Get rid of a portion of your balance with debt settlement

Another option you may have in this situation is debt settlement, also known as debt forgiveness. With a debt settlement program, you work with a debt relief expert who tries to negotiate with your creditors to get a portion of your total balance forgiven, meaning that you’ll pay less in total on what you owe.

When you enroll in this type of program, you’ll stop paying your creditors each month and will instead make monthly payments directly to the debt relief company (based on what you can afford). That money will be held in a special purpose account until enough has accrued to start the negotiation and settlement process. 

If the negotiations are successful, your creditors will be paid the agreed-upon settlement amounts. This wipes out your credit card debt, but it’s worth noting that it also negatively impacts your credit score, at least temporarily. And, the forgiven portion of your debt is also considered taxable income by the IRS, so it’s important to take that into account as well.

Pay less interest with a debt consolidation loan

If you have good credit and a solid borrower profile, you may have the option to use debt consolidation to pay off what you owe. When you consolidate your debt, you roll your credit card balances (and other debts) into one lump-sum loan, ideally with a lower interest rate. This allows you to pay less in interest while streamlining your payments. 

You typically have a few different options for debt consolidation, including a debt consolidation loan, using your home equity for debt consolidation or even a debt consolidation program offered by a debt relief company. But whatever you choose, the result is typically the same: one monthly payment and a lower interest rate that results in lower interest charges. 

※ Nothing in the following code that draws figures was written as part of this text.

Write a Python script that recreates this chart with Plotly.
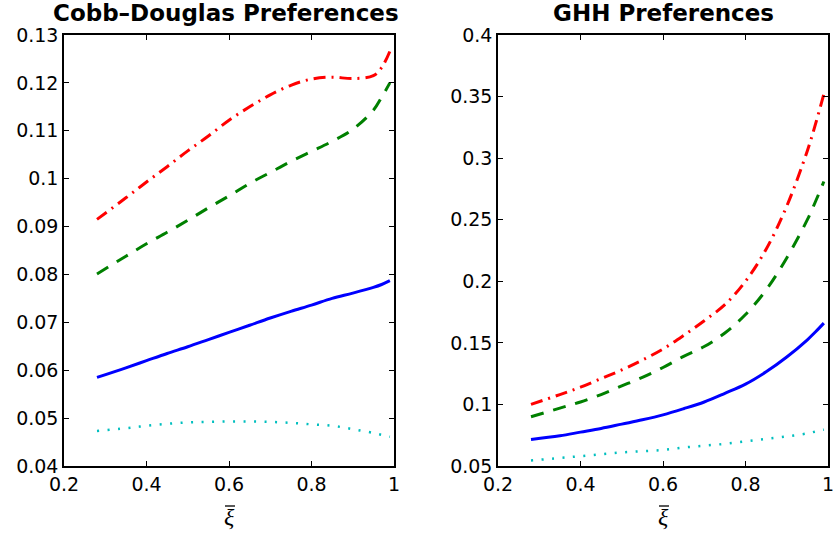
import plotly.graph_objects as go

# ---- data ----
xi = [0.28, 0.35, 0.40, 0.45, 0.50, 0.55, 0.60, 0.65, 0.70, 0.75, 0.80, 0.85, 0.90, 0.95, 0.97, 0.99]

cd_red   = [0.0915, 0.0960, 0.0993, 0.1025, 0.1058, 0.1089, 0.1122, 0.1150, 0.1175, 0.1195, 0.1208, 0.1212, 0.1209, 0.1215, 0.1232, 0.1266]
cd_green = [0.0801, 0.0838, 0.0864, 0.0888, 0.0913, 0.0939, 0.0964, 0.0990, 0.1013, 0.1036, 0.1057, 0.1078, 0.1103, 0.1143, 0.1170, 0.1200]
cd_blue  = [0.0585, 0.0605, 0.0620, 0.0635, 0.0649, 0.0664, 0.0679, 0.0694, 0.0709, 0.0723, 0.0736, 0.0750, 0.0761, 0.0773, 0.0779, 0.0787]
cd_cyan  = [0.0473, 0.0479, 0.0484, 0.0488, 0.0491, 0.0492, 0.0493, 0.0493, 0.0492, 0.0490, 0.0487, 0.0484, 0.0477, 0.0469, 0.0465, 0.0461]

ghh_red   = [0.100, 0.108, 0.114, 0.121, 0.128, 0.136, 0.145, 0.156, 0.168, 0.181, 0.200, 0.226, 0.261, 0.306, 0.328, 0.352]
ghh_green = [0.090, 0.097, 0.102, 0.108, 0.115, 0.122, 0.130, 0.139, 0.147, 0.158, 0.173, 0.193, 0.219, 0.250, 0.265, 0.281]
ghh_blue  = [0.0715, 0.0745, 0.0775, 0.0805, 0.0840, 0.0875, 0.0915, 0.0965, 0.1020, 0.1090, 0.1165, 0.1265, 0.1385, 0.1525, 0.1590, 0.1660]
ghh_cyan  = [0.0545, 0.0565, 0.0580, 0.0595, 0.0610, 0.0620, 0.0630, 0.0650, 0.0665, 0.0680, 0.0700, 0.0720, 0.0740, 0.0765, 0.0780, 0.0795]

x_ticks = [0.2, 0.4, 0.6, 0.8, 1.0]
x_ticktext = ["0.2", "0.4", "0.6", "0.8", "1"]
cd_yticks = [0.04, 0.05, 0.06, 0.07, 0.08, 0.09, 0.10, 0.11, 0.12, 0.13]
cd_yticktext = ["0.04", "0.05", "0.06", "0.07", "0.08", "0.09", "0.1", "0.11", "0.12", "0.13"]
ghh_yticks = [0.05, 0.10, 0.15, 0.20, 0.25, 0.30, 0.35, 0.40]
ghh_yticktext = ["0.05", "0.1", "0.15", "0.2", "0.25", "0.3", "0.35", "0.4"]

titles = ["Cobb\u2013Douglas Preferences", "GHH Preferences"]
xlabel = "\u03be"

# ---- styles ----
styles = {
    "red":   dict(color="#FF0000", width=3, dash="12px,6px,2px,6px"),
    "green": dict(color="#008000", width=3, dash="13px,10px"),
    "blue":  dict(color="#0000FF", width=3),
    "cyan":  dict(color="#00BFBF", width=2.5, dash="2px,8.5px"),
}

fig = go.Figure()
panels = [
    ("x", "y", [cd_cyan, cd_blue, cd_green, cd_red]),
    ("x2", "y2", [ghh_cyan, ghh_blue, ghh_green, ghh_red]),
]
names = ["cyan", "blue", "green", "red"]
for xa, ya, series in panels:
    for nm, ys in zip(names, series):
        fig.add_trace(go.Scatter(x=xi, y=ys, mode="lines", line=dict(shape="spline", **styles[nm]),
                                 xaxis=xa, yaxis=ya, showlegend=False, hoverinfo="skip"))

W, H = 833, 534
axcommon = dict(showline=True, linecolor="black", linewidth=1.5, mirror="ticks",
                ticks="inside", ticklen=5, tickcolor="black", tickwidth=1,
                showgrid=False, zeroline=False, automargin=False, ticklabeloverflow="allow",
                tickfont=dict(family="DejaVu Sans", size=19, color="black"))
ydom = [1 - 466 / H, 1 - 35 / H]
fig.update_layout(
    width=W, height=H, margin=dict(l=0, r=0, t=0, b=0),
    paper_bgcolor="white", plot_bgcolor="white",
    xaxis=dict(domain=[64 / W, 394 / W], range=[0.2, 1.0], tickvals=x_ticks, ticktext=x_ticktext, anchor="y", **axcommon),
    yaxis=dict(domain=ydom, range=[0.04, 0.13], tickvals=cd_yticks, ticktext=cd_yticktext, anchor="x", **axcommon),
    xaxis2=dict(domain=[498 / W, 828 / W], range=[0.2, 1.0], tickvals=x_ticks, ticktext=x_ticktext, anchor="y2", **axcommon),
    yaxis2=dict(domain=ydom, range=[0.05, 0.40], tickvals=ghh_yticks, ticktext=ghh_yticktext, anchor="x2", **axcommon),
)

# titles
fig.add_annotation(text="<b>" + titles[0] + "</b>", x=226 / W, y=1 - 13 / H, xref="paper", yref="paper",
                   xanchor="center", yanchor="middle", showarrow=False,
                   font=dict(family="DejaVu Sans", size=23, color="black"))
fig.add_annotation(text="<b>" + titles[1] + "</b>", x=663 / W, y=1 - 13 / H, xref="paper", yref="paper",
                   xanchor="center", yanchor="middle", showarrow=False,
                   font=dict(family="DejaVu Sans", size=23, color="black"))

# x-axis labels (xi with a bar drawn as a short line)
for cx in [229, 663]:
    fig.add_annotation(text="<i>" + xlabel + "</i>", x=cx / W, y=1 - 517 / H, xref="paper", yref="paper",
                       xanchor="center", yanchor="middle", showarrow=False,
                       font=dict(family="Liberation Serif", size=24, color="black"))
    fig.add_shape(type="line", xref="paper", yref="paper",
                  x0=(cx - 4) / W, x1=(cx + 6) / W, y0=1 - 506 / H, y1=1 - 506 / H,
                  line=dict(color="black", width=1.3))

fig.write_html("out.html", config={"displayModeBar": False},
               post_script="document.body.style.margin='0';document.body.style.overflow='hidden';")
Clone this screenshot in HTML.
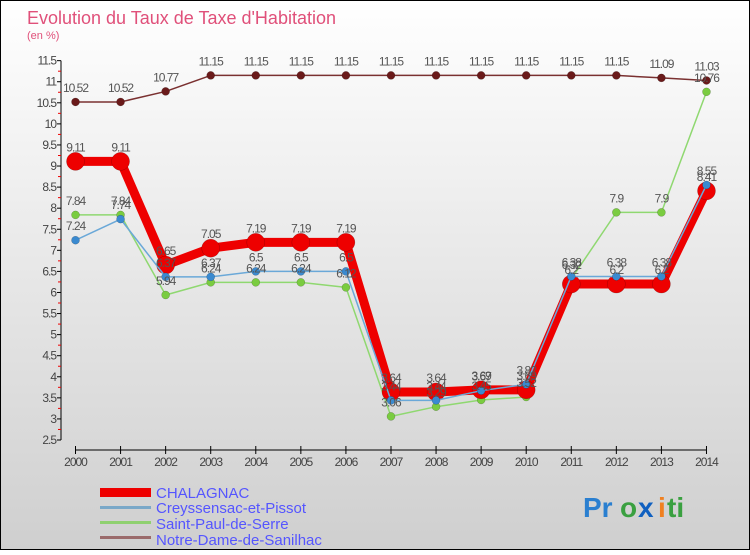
<!DOCTYPE html>
<html><head><meta charset="utf-8"><style>
body{margin:0;width:750px;height:550px;overflow:hidden;font-family:"Liberation Sans",sans-serif}
</style></head><body>
<svg width="750" height="550" xmlns="http://www.w3.org/2000/svg" id="svg">
<defs><linearGradient id="bg" x1="0" y1="0" x2="0" y2="1"><stop offset="0" stop-color="#ffffff"/><stop offset="1" stop-color="#cfcfcf"/></linearGradient></defs>
<rect x="0.5" y="0.5" width="749" height="549" fill="url(#bg)" stroke="#000"/>
<text x="27" y="24" font-size="18" fill="#e0507a">Evolution du Taux de Taxe d'Habitation</text>
<text x="27" y="39" font-size="11" fill="#e0507a">(en %)</text>
<g id="axes"></g><g id="series"></g><g id="labels"></g>
<g font-size="15" fill="#5555ff">
<rect x="100" y="488" width="51" height="9" fill="#ee0000"/><text x="156" y="498">CHALAGNAC</text>
<rect x="100" y="506" width="51" height="3" fill="#7aa8c8"/><text x="156" y="513">Creyssensac-et-Pissot</text>
<rect x="100" y="521" width="51" height="3" fill="#8fd070"/><text x="156" y="529">Saint-Paul-de-Serre</text>
<rect x="100" y="536" width="51" height="3" fill="#9a6a6a"/><text x="156" y="545">Notre-Dame-de-Sanilhac</text>
</g>
<g font-size="28" font-weight="bold">
<text x="583" y="517" fill="#2a7fd0">Pr</text><text x="620" y="517" fill="#3aa040">o</text><text x="638" y="517" fill="#1060c0">x</text><text x="658" y="517" fill="#f08020">i</text><text x="667" y="517" fill="#3aa040">ti</text>
</g>
</svg>
<script>
const years=[2000,2001,2002,2003,2004,2005,2006,2007,2008,2009,2010,2011,2012,2013,2014];
const chalagnac=[9.11,9.11,6.65,7.05,7.19,7.19,7.19,3.64,3.64,3.69,3.69,6.2,6.2,6.2,8.41];
const creyssensac=[7.24,7.74,6.37,6.37,6.5,6.5,6.5,3.44,3.44,3.67,3.82,6.38,6.38,6.38,8.55];
const saintPaul=[7.84,7.84,5.94,6.24,6.24,6.24,6.12,3.06,3.29,3.45,3.52,6.32,7.9,7.9,10.76];
const notreDame=[10.52,10.52,10.77,11.15,11.15,11.15,11.15,11.15,11.15,11.15,11.15,11.15,11.15,11.09,11.03];
const yTicks=[2.5,3,3.5,4,4.5,5,5.5,6,6.5,7,7.5,8,8.5,9,9.5,10,10.5,11,11.5];
const NS="http://www.w3.org/2000/svg";
const x=i=>75.5+i*45.07;
const y=v=>440-(v-2.5)*42.15;
function mk(t,a,p){const e=document.createElementNS(NS,t);for(const k in a)e.setAttribute(k,a[k]);p.appendChild(e);return e;}
const ax=document.getElementById('axes');
let e=mk('line',{x1:61,y1:y(11.5),x2:61,y2:440,stroke:'#000'},ax);

yTicks.forEach((v,i)=>{mk('line',{x1:57,x2:61,y1:y(v),y2:y(v),stroke:'#000'},ax);
 if(i<yTicks.length-1)mk('line',{x1:58,x2:61,y1:y(v+0.25),y2:y(v+0.25),stroke:'#e00'},ax);
 const t=mk('text',{x:56,y:y(v)+4,'font-size':12,'text-anchor':'end',fill:'#444','letter-spacing':'-1'},ax);t.textContent=v;
 });
e=mk('line',{x1:75.5,y1:450,x2:x(14),y2:450,stroke:'#000'},ax);

years.forEach((yr,i)=>{mk('line',{x1:x(i),x2:x(i),y1:446,y2:454,stroke:'#000'},ax);
 const t=mk('text',{x:x(i),y:466,'font-size':12,'text-anchor':'middle',fill:'#444','letter-spacing':'-1'},ax);t.textContent=yr;
 });
const sg=document.getElementById('series'),lg=document.getElementById('labels');
function draw(name,vals,col,w,r,dot){
 const g=mk('g',{},sg);
 mk('polyline',{points:vals.map((v,i)=>x(i)+','+y(v)).join(' '),fill:'none',stroke:col,'stroke-width':w,'stroke-linejoin':'round'},g);
 vals.forEach((v,i)=>{const c=mk('circle',{cx:x(i),cy:y(v),r:r,fill:dot,stroke:'rgba(0,0,0,0.3)','stroke-width':0.5},g);
  
  const t=mk('text',{x:x(i),y:y(v)-10,'font-size':12,'text-anchor':'middle',fill:'#555','letter-spacing':'-1'},lg);t.textContent=v;
  });
}
draw('notre-dame-de-sanilhac',notreDame,'#7a3030',1.5,4,'#6a1a1a');
draw('saint-paul-de-serre',saintPaul,'#8fd870',1.5,4,'#7acc40');
draw('creyssensac-et-pissot',creyssensac,'#6aa8d8',1.5,4,'#3a8ad0');
draw('chalagnac',chalagnac,'#ee0000',9,9,'#ee0000');
sg.insertBefore(sg.lastChild,sg.children[2]);
</script>
</body></html>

Start over by filing for bankruptcy

If you find that you still can’t meet your credit card debt obligations with any of the options above, you also have the option to file for bankruptcy and wipe the slate clean. By doing this, you either restructure your debts or have them discharged by a bankruptcy court. This route can be a way to reset fully when you’re in over your head with your credit card debt.

As you may expect, though, it comes with some serious ramifications. The main is that bankruptcy will impact your credit for seven to 10 years on average, making it difficult to borrow money if you need to during that time. The court and attorney fees can also make it costly, so this should typically be a last-resort option.

The bottom line

Credit card delinquencies are rising in today’s inflationary environment, and if you’re one of the many who’s struggling to keep up with your high-rate debt right now, you may be looking for solutions. Luckily, you have a few to choose from, including debt forgiveness, debt management, and debt consolidation — and if you’re in over your head, bankruptcy may be worth considering, too. But before you make a decision, just be sure to do your homework, watch out for red flags and take the time to choose the best option for your situation. That way, you can get rid of your debt burden in the fastest and most efficient way possible.